Whats the matter, you have nothing to say on this subject? Sniping from the sidelines and calling names because you got your little hiney whooped on the other thread is childish at best? If you would learn what you are talking about before you type it out to the public, that sort of thing woudn't happen.

And kindly provide an example or two where I attack a source in lieu of arguing the points.

I dont need to say anything, Coyote and the others are already destroying and exposing your ignorance.
 
Actually....no, I don't see the logic here. Why can't Animal A lead to Animals B,C,D,E .... B,D,E fizzle out....C leads to another grouping in turn? If you have genetic isolation, or geentic drift for example, it's easy to see how it eventually leads to speciation and that would be macroevolution would it not? I don't see how the fact that you have multiple descendents walking around at the same time means one did not descend from the other - there are simply multiple descendents.
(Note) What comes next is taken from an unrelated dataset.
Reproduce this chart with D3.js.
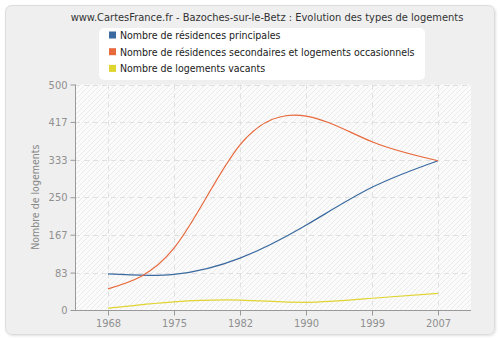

No. That is microevolution, not macro evolution and the "speciation" with regard to early hominids is in reality no more than a shuck and jive perpetrated by palentologists in an attempt to lend some credibility to the idea of macroevolution. Placing an A. or a H. in front of the different animals doesn't make them, in reality, different species.

In order to accept macroevolution, you must accept that reptiles eventually became mammals. That one species evolved into an entirely different species. You can inbreed a group all you like, but you will not end up with a different species.

I don't think evolution is totally about "randomness" - because environment is shaping what genetic attributes best suit survival. Genetic mutations are random - but what mutations survive or thrive, or what old genetic combinations die off is shaped by enviornment not random factors.

That is random. You are arguing that order can come out of chaos.